Harding was quite recognizable, and we grew rather frustrated with him as he kept shouting out at the bears...scaring them away.

A character indeed!
Norton

Social climber
the Wastelands
Jun 18, 2013 - 10:22am PT
what would he say?


well............
Park Rat

Social climber
CA, UT,CT,FL
Topic Author's Reply - Jun 18, 2013 - 10:28am PT
Hi Dean,

That's so funny, he must've been showing off for some tourists.

The biggest bear I ever saw in the park was in the dumpster behind the Lodge. He was huge and seemed to be there every night as I left the old Mountain Room bar.

I remember tiptoeing past him every night holding my breath hoping he wouldn't notice me.

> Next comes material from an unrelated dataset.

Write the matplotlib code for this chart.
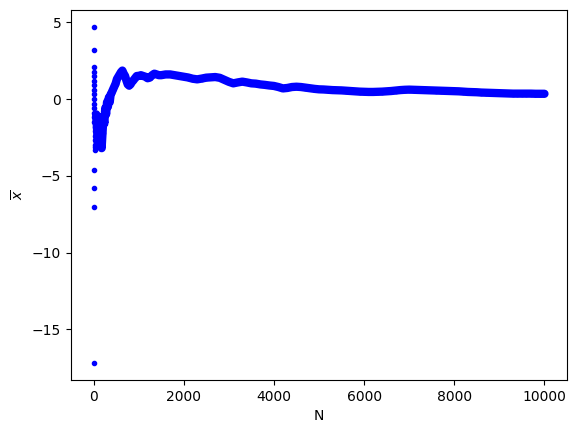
"""
样本均值随样本数 N 的变化
"""
import matplotlib
matplotlib.use('Agg')
import matplotlib.pyplot as plt

# 前几个样本的均值 (N 很小时, 在 x=0 附近成一列)
n_early = [1, 2, 3, 4, 5, 6, 7, 8, 9, 10, 11, 12, 13, 14, 15, 16, 18, 20,
           22, 24, 26, 28, 30, 33, 36, 40, 45, 50]
mean_early = [-17.2, -7.0, -5.8, -4.6, 4.7, 3.2, 2.1, 1.75, 1.5, 1.2, 0.9,
              0.6, 0.3, 0.0, -0.3, -0.6, -0.9, -1.2, -1.5, -1.8, -2.1, -2.4,
              -2.7, -3.0, -3.3, -3.1, -2.8, -2.3]

# 之后的均值
n_main = [60, 80, 100, 120, 140, 160, 180, 200, 220, 240, 260, 280, 300, 320,
          340, 360, 380, 400, 430, 460, 490, 520, 550, 580, 610, 640, 670,
          700, 730, 760, 790, 820, 850, 880, 920, 960, 1000, 1050, 1100, 1150,
          1200, 1250, 1300, 1350, 1400, 1450, 1500, 1600, 1700, 1800, 1900,
          2000, 2100, 2200, 2300, 2400, 2500, 2600, 2700, 2800, 2900, 3000,
          3100, 3200, 3300, 3400, 3500, 3600, 3700, 3800, 3900, 4000, 4100,
          4200, 4300, 4400, 4500, 4600, 4700, 4800, 4900, 5000, 5100, 5200,
          5300, 5400, 5500, 5600, 5700, 5800, 5900, 6000, 6100, 6200, 6300,
          6400, 6500, 6600, 6700, 6800, 6900, 7000, 7100, 7200, 7300, 7400,
          7500, 7600, 7700, 7800, 7900, 8000, 8100, 8200, 8300, 8400, 8500,
          8600, 8700, 8800, 8900, 9000, 9100, 9200, 9300, 9400, 9500, 9600,
          9700, 9800, 9900, 10000]
mean_main = [-1.0, -2.0, -3.0, -2.4, -1.2, -2.6, -3.2, -2.2, -1.2, -1.6, -0.6,
             -1.0, -0.2, -0.5, 0.1, -0.2, 0.3, 0.4, 0.6, 0.8, 1.0, 1.3, 1.45,
             1.6, 1.75, 1.85, 1.65, 1.5, 1.2, 0.95, 0.87, 0.95, 1.1, 1.2,
             1.35, 1.5, 1.5, 1.55, 1.5, 1.45, 1.35, 1.4, 1.55, 1.65, 1.6,
             1.55, 1.55, 1.6, 1.6, 1.55, 1.5, 1.45, 1.4, 1.32, 1.28, 1.33,
             1.39, 1.41, 1.43, 1.38, 1.25, 1.12, 1.02, 1.08, 1.13, 1.08, 1.02,
             1.0, 0.95, 0.92, 0.88, 0.85, 0.78, 0.69, 0.72, 0.78, 0.8, 0.78,
             0.74, 0.7, 0.66, 0.63, 0.62, 0.6, 0.58, 0.57, 0.56, 0.54, 0.52,
             0.5, 0.48, 0.47, 0.46, 0.46, 0.47, 0.48, 0.5, 0.52, 0.55, 0.58,
             0.6, 0.61, 0.6, 0.59, 0.58, 0.57, 0.56, 0.55, 0.54, 0.53, 0.52,
             0.51, 0.5, 0.48, 0.46, 0.45, 0.44, 0.42, 0.41, 0.4, 0.39, 0.38,
             0.37, 0.36, 0.35, 0.35, 0.35, 0.35, 0.35, 0.34, 0.34, 0.34]

fig = plt.figure(figsize=(5.76, 4.32), dpi=100)
ax = fig.add_axes([71 / 576, 52 / 432, 496 / 576, 370 / 432])

ax.plot(n_early, mean_early, 'b.')
ax.plot(n_main, mean_main, color='b', lw=6, solid_capstyle='round')  # 密集点连成的粗带
ax.plot(n_main, mean_main, 'b.')

ax.set_xlabel('N')
ax.set_ylabel(r'$\overline{x}$')

fig.savefig('out.png', dpi=100)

I am pretty sure Warren would've thought twice about yelling at that huge black bear. Chuckle
klaus

Big Wall climber
Pacif*#ka Muthaf*#ka
Jun 18, 2013 - 10:32am PT
thank you Susie, you just made my day
donini

Trad climber
Ouray, Colorado
Jun 18, 2013 - 10:45am PT
Nice remembrance.....he was a unique and iconic member of the tribe.
Darwin

Trad climber
Seattle, WA
Jun 18, 2013 - 11:00am PT
Pure gold! Thanks for the remembrances.

Darwin
PhilG

Trad climber
The Circuit, Tonasket WA
Jun 18, 2013 - 11:01am PT
Excellent post.
Thanks, Susie for fleshing out a great historical figure.
Reilly

Mountain climber
The Other Monrovia- CA
Jun 18, 2013 - 11:26am PT
I never get tired of Warren stories, especially when recounted by you, Ms Rat. :-)

Do you have any advice to offer me? I need a way to break it to my wife
that my signed Warren poster is going up next to her Baryshnikov. I say
it is an appropriate pairing, don't you? I'm sure Warren would have been amused.